Greetings! Thank you for you time . My name is robin and I was born in Middletown Ohio on 2/7/78. My question pertains to a new relationship I have with Dan born 9/27/86 in marysville ohio. Is this my future husband ?
Thank you for writing. Whew a lot of things here - first, I get a sense of secrecy or of something not being told, or either being withheld, and I'm not sure where it's coming from -- I don't feel this person, first off, is your future husband; I also feel you have a heck of a lot going on right now, in the sense of near-chaos, books, books, details, things that need to be straightened out, something also with siblings, and a rift that should be repaired, because you are otherwise so close. Other things want to come in, instead of your question but I'll get to it later - I have the number 43, so I'm going with either April 3 or 43 as in an address, a floor of a building, an age of someone near you or close to you, and I also just see loads of books around, and a need for clarity. There's something either secret or untold regarding this relationship with Dan. You're holding something back from him or from the details of the relationship in such a way that it makes me feel confused -- also I feel I'm racing, as in going through life very quickly and not taking time to lean back and get comfortable. It's a bit of a rush, and that promotes your creativity in all areas, but it's not balanced enough.
With him, personally, I feel like he's a bit at "war with the world" - he kind of sees himself as a victim, or very put-upon, and that life is a major struggle. I hear a lot of heavy sighing, like he's just tired of "the runaround" in life, and feels he's getting nowhere. He feels almost as free, yet caged, as you do -- okay I'm trying to settle down; I have a lot of jumpy energy right now -- it's like you have strong feelings or opinions about him, but he doesn't know, because you tend to keep those "sentimental" things private; that's not what you're about; but he can't sense it -- he's a hard worker, and again, does feel worn down right now. But both of you share a certain almost innocent sweetness about you, and that's your strong current of connection -- if you could eliminate a lot of junk around your life, physical as well as mental cobwebs, etc., you'd be able to see him more clearly, and he'd be able to, as well -- I hear "Henry" and I've no clue; I feel the color blue is important and features strongly in someone's house/the walls, even, are blue somewhere -- a good feeling.
He has a hard time trusting people, and he likes "the chase," but then again, so do you, so you end up "crashing into" each other. It's like a collision course, to be honest -- I think it's a wild, dynamic energy that can be tamed, but it's going to take a lot out of both of you to make this happen. I don't feel he's your future husband, but again, I have a nagging feeling of something secret about this relationship, so there you go -- I wish I could interpret things better than this, and now I do again feel education, schooling, for someone, not finished yet or going back, etc., and it interferes with personal, more romantic ties. Details have to be worked out for both of you - scattered, chaotic energy. I want to push through it, but I can't, because it's cloudy; it's unclear. I think I heard "Tom" or "Tim" or a one-syllable T name, male, involved somehow -- this is on your side of things.

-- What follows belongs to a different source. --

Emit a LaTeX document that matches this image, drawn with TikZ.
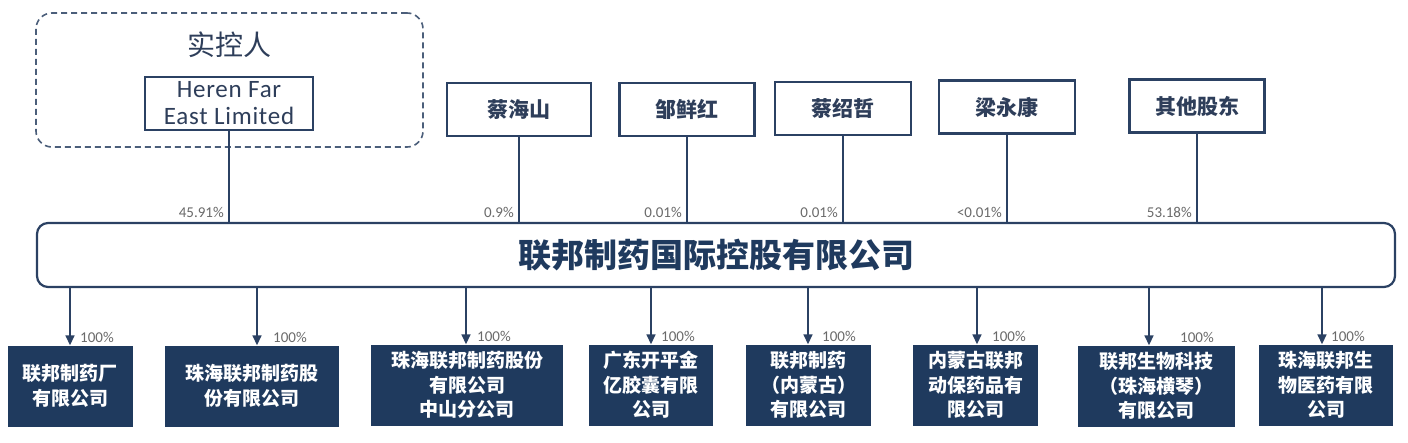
\documentclass[tikz,border=0pt]{standalone}
\usepackage{fontspec}
\setmainfont{Carlito}
\newfontfamily\latn[LetterSpace=3]{Carlito}
\newfontfamily\cjk{Noto Sans CJK SC}
\usetikzlibrary{arrows.meta,calc}
\definecolor{navy}{HTML}{1F3A5E}
\definecolor{edge}{HTML}{2B4163}
\definecolor{txt}{HTML}{2E3E5A}
\definecolor{pct}{HTML}{6A6A6A}
\tikzset{
  holder/.style={draw=edge,line width=2.4pt,minimum height=53pt,inner sep=0pt,
    font=\cjk\bfseries\fontsize{21}{24}\selectfont,text=txt},
  sub/.style={fill=navy,draw=none,minimum height=81pt,inner sep=0pt,align=center,
    font=\cjk\bfseries\fontsize{19}{24.5}\selectfont,text=white},
  conn/.style={draw=edge,line width=1.6pt},
  arr/.style={draw=edge,line width=1.6pt,-{Triangle[width=9pt,length=10pt]}},
  pctlab/.style={font=\fontsize{15}{16}\selectfont,text=pct,inner sep=0pt},
}
\begin{document}
\begin{tikzpicture}[x=1pt,y=-1pt]
\useasboundingbox[fill=white] (0,0) rectangle (1408,442);
% controller group
\node[draw=edge!85,dashed,dash pattern=on 6pt off 4pt,line width=1.6pt,rounded corners=16pt,
  minimum width=387pt,minimum height=134pt] (ctrl) at (229.5,80) {};
\node[font=\cjk\fontsize{28}{30}\selectfont,text=txt] (ctrltitle) at (229,45) {实控人};
\node[draw=edge,line width=2.4pt,minimum width=168pt,minimum height=53pt,inner sep=0pt,
  align=center,font=\latn\fontsize{25}{27}\selectfont,text=txt] (heren) at (229,103.5) {Heren Far\\East Limited};
% other holders
\node[holder,minimum width=144pt] (cai) at (519,109.5) {蔡海山};
\node[holder,minimum width=135pt] (zou) at (687,109.5) {邹鲜红};
\node[holder,minimum width=136pt] (caish) at (843,108.5) {蔡绍哲};
\node[holder,minimum width=136pt] (liang) at (1007,107) {梁永康};
\node[holder,minimum width=135pt] (other) at (1197,106) {其他股东};
% main company
\node[draw=edge,line width=2.2pt,rounded corners=11pt,minimum width=1358pt,minimum height=64pt,
  font=\cjk\bfseries\fontsize{33}{36}\selectfont,text=navy] (main) at (716,255) {联邦制药国际控股有限公司};
% shareholder links
\foreach \n/\p in {heren/45.91\%,cai/0.9\%,zou/0.01\%,caish/0.01\%,liang/<0.01\%,other/53.18\%}{
  \draw[conn] (\n.south) -- (\n.south |- main.north);
  \node[pctlab,anchor=south east] at ($(\n.south |- main.north)+(-5,-4)$) {\p};
}
% subsidiaries
\node[sub,minimum width=125pt] (s1) at (70.5,386) {联邦制药厂\\有限公司};
\node[sub,minimum width=174pt] (s2) at (252,386) {珠海联邦制药股\\份有限公司};
\node[sub,minimum width=192pt] (s3) at (467,385) {珠海联邦制药股份\\有限公司\\中山分公司};
\node[sub,minimum width=124pt] (s4) at (651,385) {广东开平金\\亿胶囊有限\\公司};
\node[sub,minimum width=125pt] (s5) at (808.5,385) {联邦制药\\（内蒙古）\\有限公司};
\node[sub,minimum width=125pt] (s6) at (975.5,385) {内蒙古联邦\\动保药品有\\限公司};
\node[sub,minimum width=157pt] (s7) at (1156.5,386) {联邦生物科技\\（珠海横琴）\\有限公司};
\node[sub,minimum width=134pt] (s8) at (1326,385) {珠海联邦生\\物医药有限\\公司};
\coordinate (a1) at (70,0);
\coordinate (a2) at (257,0);
\coordinate (a3) at (466,0);
\coordinate (a4) at (651,0);
\coordinate (a5) at (808,0);
\coordinate (a6) at (977,0);
\coordinate (a7) at (1149,0);
\coordinate (a8) at (1322,0);
\foreach \i/\dx in {1/10,2/16,3/11,4/10,5/14,6/15,7/31,8/9}{
  \draw[arr] (a\i |- main.south) -- (a\i |- s\i.north);
  \node[pctlab,anchor=south west] at ($(a\i |- s\i.north)+(\dx,-2)$) {100\%};
}
\end{tikzpicture}
\end{document}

Again, as much as I hear him "sighing" as if he's bored, I don't feel like he's sluggish at all; he's very energetic, and he feels slender/slim. He can eat anything and never gain weight. Lots of physical energy, wow! I kind of see him "scrambling to get ready" to go places; he's always just a bit late. Work is "a bother."
Keep your ears pricked for someone with that T name -- even if you already know someone with that name, there's another one "rolling up," and I'm seeing a car, literally, a red car, going toward you. Dark, at night, the summertime, next year. Prepare, and wait. Clean up. Your house is a mess. I'm sorry, but I just "heard" it; it's not a judgment!:))
I think I've gone around with this energy as much as I can, and I know I sound like a complete nut, but I can only give you what I get - and it's certainly a mixed bag! Smile more -- they also say -- and don't rush. I'll leave you with that, but I just wish I could have been more descriptive and centered.